British Pound to Languish Below 1.10 vs. Euro as Recession Beckons in 2021 say Scandanavian Economists
Above: Economists in Oslo say the Pound and Dollar are facing a long period of underperformance ahead of a U.S. recession. © Andy Emel, Adobe Stock
Once the Pound would buy more than 1.20 Euro's, but the new normal could now be for the exchange rate is to occupy levels below 1.11.
These are the findings of an hard-hitting assessment of the British Pound's future relationship with the Euro from a group of Scandanavian economists who suggest the Pound is unlikely to make any significant headway over coming months, and years.
In fact, economists at DNB Markets - the Oslo-based banking giant - have looked forward right through to 2021 where they expect the UK currency to only buy 1.05 Euros.
2021 also coincides with another striking event we are told - the onset of recession in the United States where a growing corporate debt burden finally overcomes economic growth.
And as we know from past experience, contagion from the world's largest economy is typically the norm which puts the U.K. and Europe at risk of a severe slowdown. The last global recession that kicked off in 2008 saw Sterling fall to even lower levels against the Euro than it did in the wake of the E.U. referendum which reminds us of just how powerful such an event can be for the British currency.
The U.K. economy and the rest of the world have now enjoyed a long period of expansion, even if the U.K. has seen growth moderate in 2017. The current US-lead economic upturn has now lasted a long time and is only beaten in duration by two expansions in the post-war era, one in the 1960s and one in the 1990s.
The latter lasted exactly ten years and is the longest ever registered.
DNB Markets believe the current upturn could last even longer, but there is considerable uncertainty about when the next recession will materialise, what will trigger it and, not least, how serious it will be.

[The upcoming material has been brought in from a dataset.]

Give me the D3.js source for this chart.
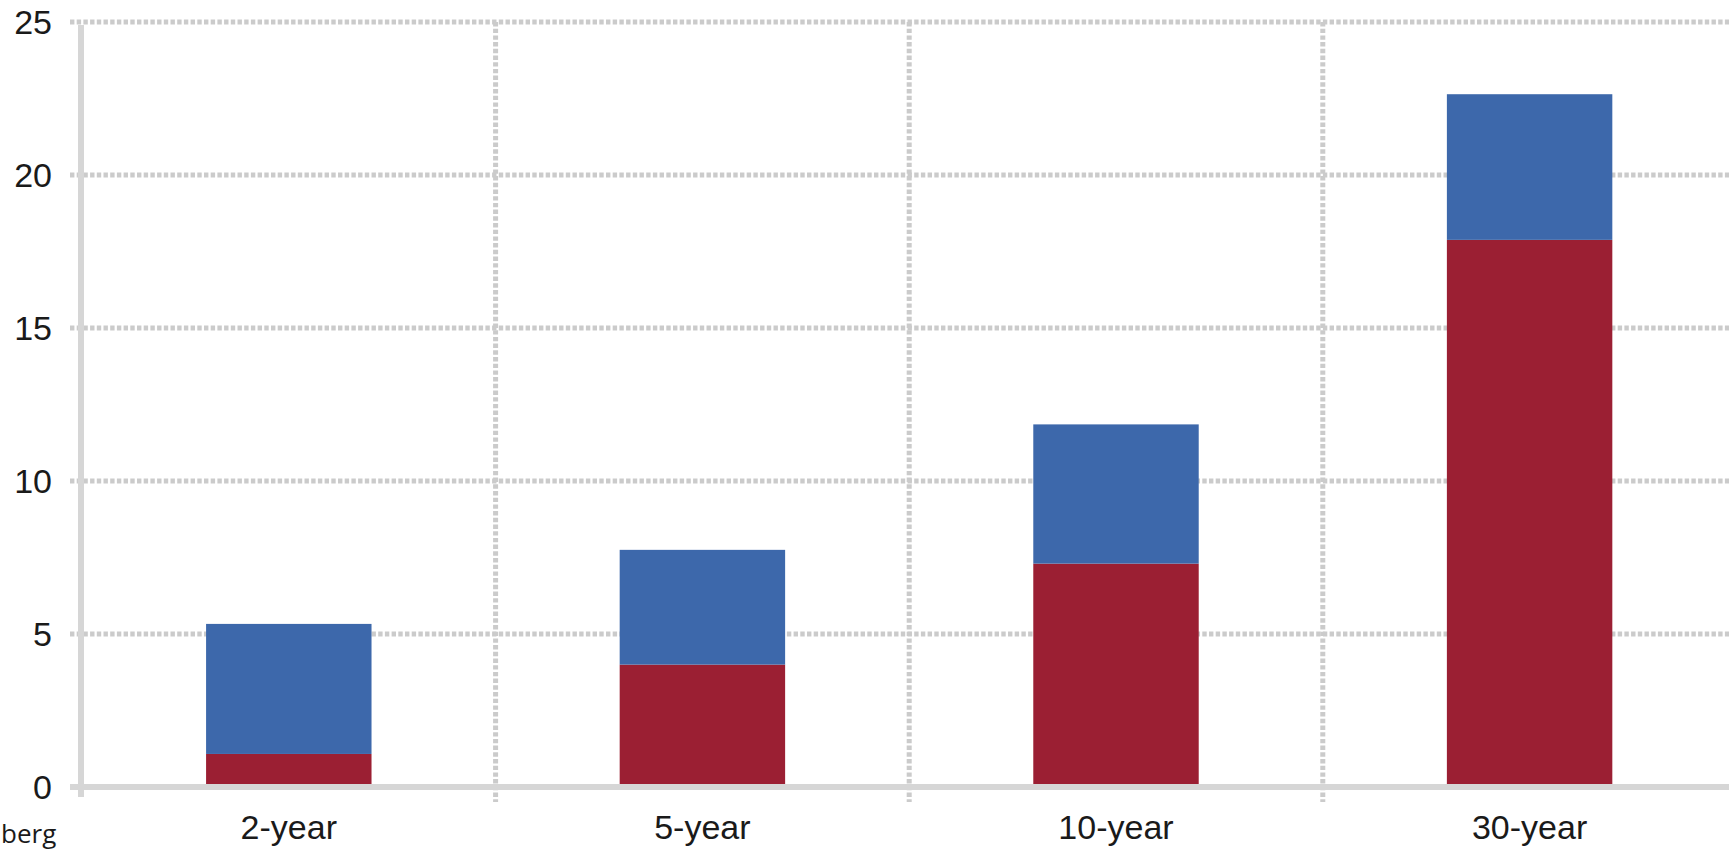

DNB Markets are however of the belief that the U.S. will lead the world into a recession within their forecast period, which is up to 2021. The cause will be down to the high corporate debt.
"We believe the triggering factor will be that the debt burden becomes too heavy for the business sector. Even if the Fed increases interest rates only gradually, at some point rates will be high enough to have a tightening effect," says DNB Markets economist Knut A. Magnussen.
"In light of the high debt level in the business sector, we predict that the recession will primarily be driven by a steep decline in corporate investments," says Magnussen.
And What Does this Mean for the Pound?
If the U.S. goes into recession in 2021, the rest of the world is expected to catch a cold.
"The ripple effects will spread to other countries and pull global economic growth down by one percentage point to 2.5 per cent in 2021," says Kjersti Haugland, an economist with DNB Markets.
This is bad news for the UK economy which is already seen underperforming the global economy.
"The U.K. stands out from the rest, with prospects of below-normal growth and rising unemployment in coming years. Uncertainty about the rules and treaties that will apply after the E.U. exit becomes effective on 29 March 2019, will weigh down domestic demand," says Haugland.
Indeed, DNB Markets forecast UK growth to read at 1.3% in 2019, 1.3% in 2019, 1.5% in 2020 and 0.4% in 2021 when the recession is forecast to take hold in the U.S..
This will be well below the 1.0% that the Eurozone is forecast to experience at the same time and confirms that a relative underperformance against the Eurozone economy will pose downside pressure on GBP/EUR.
US growth is forecast to suffer a -0.6% decline in 2021.
Such economic underperformance is then computed into DNB Market's foreign exchange forecast models.
"In the foreign exchange market, we expect the USD and GBP to keep slipping," says Hauglan.
The Euro, on the other hand, is seen enjoying further gains and DNB Markets predict that EURUSD will rise to around 1.30 within the next three years.
DNB Markets meanwhile forecast the Euro-to-Pound exchange rate to trade at 0.91 by August 2017, 0.92 by February 2019, 0.93 by February 2020, 0.95 by February 2021 and 0.95 by February 2020.
This gives a Pound-to-Euro exchange rate forecast of 1.10, 1.09, 1.08 and 1.05 respectively.
This is certainly one of the more bearish forecasts for Sterling and comes at a time when other analysts are actually raising their forecasts for the currency in view of a smoother Brexit process.
However, no other economists we follow have dealt with what must be the elephant in the room - the onset of the next big slowdown which - unless you are Gordon Brown who once famously said the period of boom-and-bust was over - must at some point be prepared for.